**Task description:** Produce an exact copy of all the data below, dropping every image.

========================

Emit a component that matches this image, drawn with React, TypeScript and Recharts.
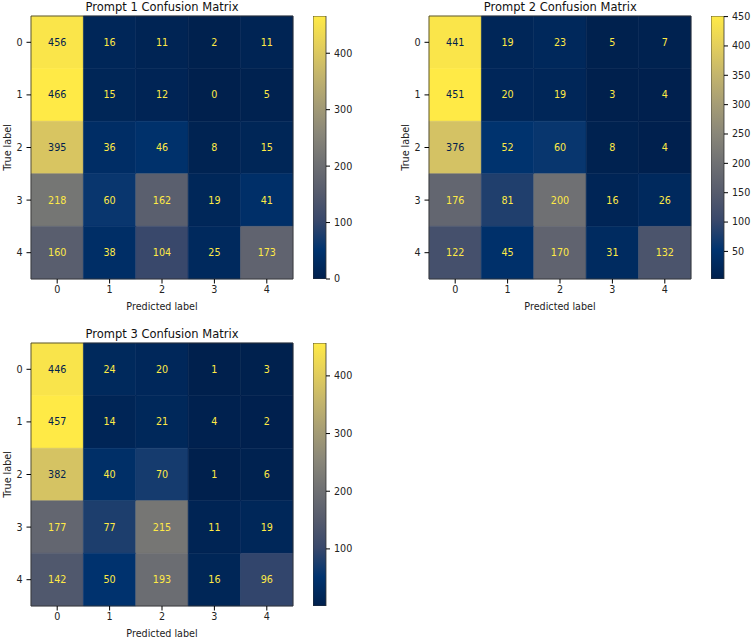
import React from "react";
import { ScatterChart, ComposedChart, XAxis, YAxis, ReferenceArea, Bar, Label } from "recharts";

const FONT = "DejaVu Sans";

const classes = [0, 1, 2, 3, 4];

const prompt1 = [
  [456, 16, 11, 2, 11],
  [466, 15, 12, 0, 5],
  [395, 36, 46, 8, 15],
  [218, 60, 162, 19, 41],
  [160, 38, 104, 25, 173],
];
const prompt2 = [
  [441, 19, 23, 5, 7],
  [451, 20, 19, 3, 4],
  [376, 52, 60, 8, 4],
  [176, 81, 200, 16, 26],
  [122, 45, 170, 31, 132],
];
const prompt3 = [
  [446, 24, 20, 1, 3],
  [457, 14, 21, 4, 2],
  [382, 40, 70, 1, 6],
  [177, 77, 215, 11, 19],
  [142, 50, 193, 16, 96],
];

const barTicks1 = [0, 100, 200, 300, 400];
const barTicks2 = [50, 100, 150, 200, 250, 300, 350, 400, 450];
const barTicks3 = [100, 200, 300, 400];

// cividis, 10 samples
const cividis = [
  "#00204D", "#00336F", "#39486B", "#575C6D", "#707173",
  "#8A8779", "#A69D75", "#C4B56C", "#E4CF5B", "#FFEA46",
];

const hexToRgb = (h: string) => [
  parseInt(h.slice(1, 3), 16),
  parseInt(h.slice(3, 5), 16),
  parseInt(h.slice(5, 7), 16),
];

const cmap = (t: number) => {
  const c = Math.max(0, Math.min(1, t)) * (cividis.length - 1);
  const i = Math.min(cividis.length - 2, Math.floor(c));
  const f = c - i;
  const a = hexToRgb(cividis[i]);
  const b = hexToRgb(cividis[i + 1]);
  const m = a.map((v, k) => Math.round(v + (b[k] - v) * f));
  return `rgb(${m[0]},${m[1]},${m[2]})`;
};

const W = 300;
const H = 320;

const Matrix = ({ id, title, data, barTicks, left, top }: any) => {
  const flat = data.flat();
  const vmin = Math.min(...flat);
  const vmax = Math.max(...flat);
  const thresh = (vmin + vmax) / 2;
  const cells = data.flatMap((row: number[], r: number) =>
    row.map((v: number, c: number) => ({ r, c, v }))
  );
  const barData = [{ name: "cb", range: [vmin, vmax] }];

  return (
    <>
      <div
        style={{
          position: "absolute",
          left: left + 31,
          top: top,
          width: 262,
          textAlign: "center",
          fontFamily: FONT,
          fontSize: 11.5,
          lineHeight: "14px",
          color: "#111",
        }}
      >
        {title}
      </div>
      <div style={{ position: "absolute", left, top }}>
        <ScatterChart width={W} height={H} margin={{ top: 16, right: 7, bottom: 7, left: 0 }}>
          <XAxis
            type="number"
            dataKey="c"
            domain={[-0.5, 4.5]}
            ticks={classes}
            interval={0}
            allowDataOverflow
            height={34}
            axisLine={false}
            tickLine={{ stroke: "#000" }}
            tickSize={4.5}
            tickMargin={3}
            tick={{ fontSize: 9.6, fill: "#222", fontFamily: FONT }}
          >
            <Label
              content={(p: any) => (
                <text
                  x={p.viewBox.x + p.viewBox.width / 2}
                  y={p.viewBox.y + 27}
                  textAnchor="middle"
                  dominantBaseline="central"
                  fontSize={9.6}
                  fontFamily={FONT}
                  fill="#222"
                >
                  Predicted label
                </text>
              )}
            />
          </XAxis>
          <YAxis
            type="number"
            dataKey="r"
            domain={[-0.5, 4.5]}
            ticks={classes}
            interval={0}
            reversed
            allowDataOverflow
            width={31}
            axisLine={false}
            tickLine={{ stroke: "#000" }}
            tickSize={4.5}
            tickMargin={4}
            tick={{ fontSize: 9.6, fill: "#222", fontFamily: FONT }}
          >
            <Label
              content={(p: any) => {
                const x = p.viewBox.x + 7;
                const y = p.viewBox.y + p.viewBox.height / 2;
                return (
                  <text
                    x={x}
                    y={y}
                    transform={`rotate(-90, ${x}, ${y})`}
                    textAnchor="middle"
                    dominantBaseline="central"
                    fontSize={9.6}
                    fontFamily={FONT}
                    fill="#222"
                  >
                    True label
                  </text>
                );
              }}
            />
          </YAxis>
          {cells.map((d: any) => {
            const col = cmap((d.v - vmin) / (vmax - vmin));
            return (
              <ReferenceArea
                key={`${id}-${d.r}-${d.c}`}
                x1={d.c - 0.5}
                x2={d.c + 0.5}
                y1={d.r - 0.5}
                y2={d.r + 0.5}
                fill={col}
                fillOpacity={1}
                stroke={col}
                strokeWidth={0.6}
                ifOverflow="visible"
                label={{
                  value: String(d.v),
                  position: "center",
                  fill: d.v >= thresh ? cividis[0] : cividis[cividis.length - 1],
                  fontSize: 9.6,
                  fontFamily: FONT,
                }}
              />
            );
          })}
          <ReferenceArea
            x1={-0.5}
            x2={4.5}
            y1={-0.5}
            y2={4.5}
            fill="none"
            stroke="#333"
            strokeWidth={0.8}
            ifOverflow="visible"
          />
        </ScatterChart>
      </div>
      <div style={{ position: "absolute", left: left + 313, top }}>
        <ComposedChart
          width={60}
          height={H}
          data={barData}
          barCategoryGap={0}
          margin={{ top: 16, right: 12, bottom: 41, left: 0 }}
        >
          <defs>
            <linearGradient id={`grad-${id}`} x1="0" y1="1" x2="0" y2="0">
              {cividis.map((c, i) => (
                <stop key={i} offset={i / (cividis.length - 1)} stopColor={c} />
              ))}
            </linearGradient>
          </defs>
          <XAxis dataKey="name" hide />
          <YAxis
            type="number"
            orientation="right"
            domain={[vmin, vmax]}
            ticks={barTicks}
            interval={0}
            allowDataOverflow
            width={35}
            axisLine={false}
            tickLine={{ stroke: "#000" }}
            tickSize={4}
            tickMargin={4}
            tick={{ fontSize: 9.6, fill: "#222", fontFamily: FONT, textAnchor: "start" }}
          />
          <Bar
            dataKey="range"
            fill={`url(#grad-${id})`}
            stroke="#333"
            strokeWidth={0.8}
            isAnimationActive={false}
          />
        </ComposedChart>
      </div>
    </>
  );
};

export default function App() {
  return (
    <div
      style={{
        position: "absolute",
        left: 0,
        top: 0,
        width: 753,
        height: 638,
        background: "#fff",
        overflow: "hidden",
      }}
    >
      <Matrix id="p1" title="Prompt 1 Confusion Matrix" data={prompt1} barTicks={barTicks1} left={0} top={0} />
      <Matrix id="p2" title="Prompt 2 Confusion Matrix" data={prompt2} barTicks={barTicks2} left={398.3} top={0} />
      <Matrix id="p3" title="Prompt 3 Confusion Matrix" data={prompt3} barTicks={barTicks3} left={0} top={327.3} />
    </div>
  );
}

========================

**Complete response:**
Emit a component that matches this image, drawn with React, TypeScript and Recharts.
import React from "react";
import { ScatterChart, ComposedChart, XAxis, YAxis, ReferenceArea, Bar, Label } from "recharts";

const FONT = "DejaVu Sans";

const classes = [0, 1, 2, 3, 4];

const prompt1 = [
  [456, 16, 11, 2, 11],
  [466, 15, 12, 0, 5],
  [395, 36, 46, 8, 15],
  [218, 60, 162, 19, 41],
  [160, 38, 104, 25, 173],
];
const prompt2 = [
  [441, 19, 23, 5, 7],
  [451, 20, 19, 3, 4],
  [376, 52, 60, 8, 4],
  [176, 81, 200, 16, 26],
  [122, 45, 170, 31, 132],
];
const prompt3 = [
  [446, 24, 20, 1, 3],
  [457, 14, 21, 4, 2],
  [382, 40, 70, 1, 6],
  [177, 77, 215, 11, 19],
  [142, 50, 193, 16, 96],
];

const barTicks1 = [0, 100, 200, 300, 400];
const barTicks2 = [50, 100, 150, 200, 250, 300, 350, 400, 450];
const barTicks3 = [100, 200, 300, 400];

// cividis, 10 samples
const cividis = [
  "#00204D", "#00336F", "#39486B", "#575C6D", "#707173",
  "#8A8779", "#A69D75", "#C4B56C", "#E4CF5B", "#FFEA46",
];

const hexToRgb = (h: string) => [
  parseInt(h.slice(1, 3), 16),
  parseInt(h.slice(3, 5), 16),
  parseInt(h.slice(5, 7), 16),
];

const cmap = (t: number) => {
  const c = Math.max(0, Math.min(1, t)) * (cividis.length - 1);
  const i = Math.min(cividis.length - 2, Math.floor(c));
  const f = c - i;
  const a = hexToRgb(cividis[i]);
  const b = hexToRgb(cividis[i + 1]);
  const m = a.map((v, k) => Math.round(v + (b[k] - v) * f));
  return `rgb(${m[0]},${m[1]},${m[2]})`;
};

const W = 300;
const H = 320;

const Matrix = ({ id, title, data, barTicks, left, top }: any) => {
  const flat = data.flat();
  const vmin = Math.min(...flat);
  const vmax = Math.max(...flat);
  const thresh = (vmin + vmax) / 2;
  const cells = data.flatMap((row: number[], r: number) =>
    row.map((v: number, c: number) => ({ r, c, v }))
  );
  const barData = [{ name: "cb", range: [vmin, vmax] }];

  return (
    <>
      <div
        style={{
          position: "absolute",
          left: left + 31,
          top: top,
          width: 262,
          textAlign: "center",
          fontFamily: FONT,
          fontSize: 11.5,
          lineHeight: "14px",
          color: "#111",
        }}
      >
        {title}
      </div>
      <div style={{ position: "absolute", left, top }}>
        <ScatterChart width={W} height={H} margin={{ top: 16, right: 7, bottom: 7, left: 0 }}>
          <XAxis
            type="number"
            dataKey="c"
            domain={[-0.5, 4.5]}
            ticks={classes}
            interval={0}
            allowDataOverflow
            height={34}
            axisLine={false}
            tickLine={{ stroke: "#000" }}
            tickSize={4.5}
            tickMargin={3}
            tick={{ fontSize: 9.6, fill: "#222", fontFamily: FONT }}
          >
            <Label
              content={(p: any) => (
                <text
                  x={p.viewBox.x + p.viewBox.width / 2}
                  y={p.viewBox.y + 27}
                  textAnchor="middle"
                  dominantBaseline="central"
                  fontSize={9.6}
                  fontFamily={FONT}
                  fill="#222"
                >
                  Predicted label
                </text>
              )}
            />
          </XAxis>
          <YAxis
            type="number"
            dataKey="r"
            domain={[-0.5, 4.5]}
            ticks={classes}
            interval={0}
            reversed
            allowDataOverflow
            width={31}
            axisLine={false}
            tickLine={{ stroke: "#000" }}
            tickSize={4.5}
            tickMargin={4}
            tick={{ fontSize: 9.6, fill: "#222", fontFamily: FONT }}
          >
            <Label
              content={(p: any) => {
                const x = p.viewBox.x + 7;
                const y = p.viewBox.y + p.viewBox.height / 2;
                return (
                  <text
                    x={x}
                    y={y}
                    transform={`rotate(-90, ${x}, ${y})`}
                    textAnchor="middle"
                    dominantBaseline="central"
                    fontSize={9.6}
                    fontFamily={FONT}
                    fill="#222"
                  >
                    True label
                  </text>
                );
              }}
            />
          </YAxis>
          {cells.map((d: any) => {
            const col = cmap((d.v - vmin) / (vmax - vmin));
            return (
              <ReferenceArea
                key={`${id}-${d.r}-${d.c}`}
                x1={d.c - 0.5}
                x2={d.c + 0.5}
                y1={d.r - 0.5}
                y2={d.r + 0.5}
                fill={col}
                fillOpacity={1}
                stroke={col}
                strokeWidth={0.6}
                ifOverflow="visible"
                label={{
                  value: String(d.v),
                  position: "center",
                  fill: d.v >= thresh ? cividis[0] : cividis[cividis.length - 1],
                  fontSize: 9.6,
                  fontFamily: FONT,
                }}
              />
            );
          })}
          <ReferenceArea
            x1={-0.5}
            x2={4.5}
            y1={-0.5}
            y2={4.5}
            fill="none"
            stroke="#333"
            strokeWidth={0.8}
            ifOverflow="visible"
          />
        </ScatterChart>
      </div>
      <div style={{ position: "absolute", left: left + 313, top }}>
        <ComposedChart
          width={60}
          height={H}
          data={barData}
          barCategoryGap={0}
          margin={{ top: 16, right: 12, bottom: 41, left: 0 }}
        >
          <defs>
            <linearGradient id={`grad-${id}`} x1="0" y1="1" x2="0" y2="0">
              {cividis.map((c, i) => (
                <stop key={i} offset={i / (cividis.length - 1)} stopColor={c} />
              ))}
            </linearGradient>
          </defs>
          <XAxis dataKey="name" hide />
          <YAxis
            type="number"
            orientation="right"
            domain={[vmin, vmax]}
            ticks={barTicks}
            interval={0}
            allowDataOverflow
            width={35}
            axisLine={false}
            tickLine={{ stroke: "#000" }}
            tickSize={4}
            tickMargin={4}
            tick={{ fontSize: 9.6, fill: "#222", fontFamily: FONT, textAnchor: "start" }}
          />
          <Bar
            dataKey="range"
            fill={`url(#grad-${id})`}
            stroke="#333"
            strokeWidth={0.8}
            isAnimationActive={false}
          />
        </ComposedChart>
      </div>
    </>
  );
};

export default function App() {
  return (
    <div
      style={{
        position: "absolute",
        left: 0,
        top: 0,
        width: 753,
        height: 638,
        background: "#fff",
        overflow: "hidden",
      }}
    >
      <Matrix id="p1" title="Prompt 1 Confusion Matrix" data={prompt1} barTicks={barTicks1} left={0} top={0} />
      <Matrix id="p2" title="Prompt 2 Confusion Matrix" data={prompt2} barTicks={barTicks2} left={398.3} top={0} />
      <Matrix id="p3" title="Prompt 3 Confusion Matrix" data={prompt3} barTicks={barTicks3} left={0} top={327.3} />
    </div>
  );
}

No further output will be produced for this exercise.